Posted by Rich Apodaca Wed, 08 Aug 2007 07:40:00 GMT

Chemists are accustomed to embedding live molecular objects in their documents with Microsoft Word/ChemDraw. These objects can then be reprocessed and embedded into other documents, such as PowerPoint presentations, saving enormous amounts of time. What if the same feature were available with Web documents?

A recent D-F article proposed a method to encode molecular structure data within commonly-used Web image formats such as PNG. That article contained an embedded image of GlaxoSmithKline's diabetes treatment rosiglitazone (Avandia) encoded by a rendering toolkit built with Firefly. I claimed that this image contained the complete connection table and atom coordinates as embedded metadata. In this article, I'll show a simple method to read this metadata.

Metadata is a standard part of the PNG specification; to read it requires nothing more than software capable of recognizing it. I recently found a Web-based, cross-platform method for doing so. The Image Metadata Viewer by FileFormat.info accepts an uploaded image file and returns that image's metadata. Let's try it with the image of rosiglitazone.

After saving the image to my hard drive, uploading it to FileFormat.info and pressing start, I can see that the image contains metadata:

The metadata can be viewed either as XML or as plain text. Choosing plain text (second option) gives me the complete molfile, stored as a key/value hash (molfile=[molfile]).

Clearly, reading metadata is not a problem given the right software. But this leaves the question of how metadata is encoded in the first place - especially in a programming language such as Java. Like everything else, it's not difficult when you know how. Stay tuned for the answer.

Comments

Leave a response

  1. baoilleach Fri, 10 Aug 2007 15:20:40 GMT

    I've posted a follow up of sorts at: http://baoilleach.blogspot.com/2007/08/access-embedded-molecular-information.html

    (Any chance of enabling trackback?)

  2. Rich Apodaca Fri, 10 Aug 2007 17:34:10 GMT

    Noel,

    Very nice. I wonder how you write image metadata in Python/PIL...

    I'd like to enable trackback, but so far I haven't been able to get it to work right with the spam protection on my site.

  3. baoilleach Sat, 11 Aug 2007 09:04:06 GMT

    Regarding writing image metadata, PIL doesn't seem to allow it.
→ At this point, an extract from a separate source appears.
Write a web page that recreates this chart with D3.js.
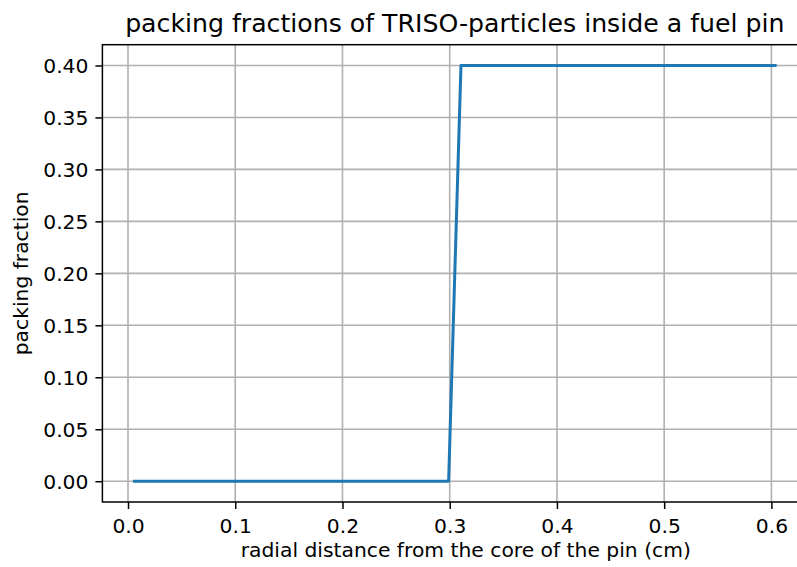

This makes me suspect that perhaps storing this information in the 'info' field is an abuse of the PNG spec. I'm too lazy to check it up, but have you considered using EXIF instead (I think Joerg has suggested this too). There are sure to be well-established libraries in every language for reading/writing this data.

  4. Rich Apodaca Sun, 12 Aug 2007 09:21:42 GMT

    Exif is an interesting approach of JPG images. Reading the overview, it's clear this is an evolving area of standardization with some challenges ahead.

    About the 'info' field - if the spec says any text metadata are valid, then IMO any text metadata are valid. I'm not sure I see what you mean by "abuse."

  5. baoilleach Mon, 13 Aug 2007 07:22:46 GMT

    Well, Exif's been around for years though, hasn't it.

    I take back the "abuse". :-)

    I think I was just unwilling to admit that PIL just doesn't support this feature, which is a bit disappointing really. It seems that if you read in a PNG file and write it back out, the 'info' field is wiped.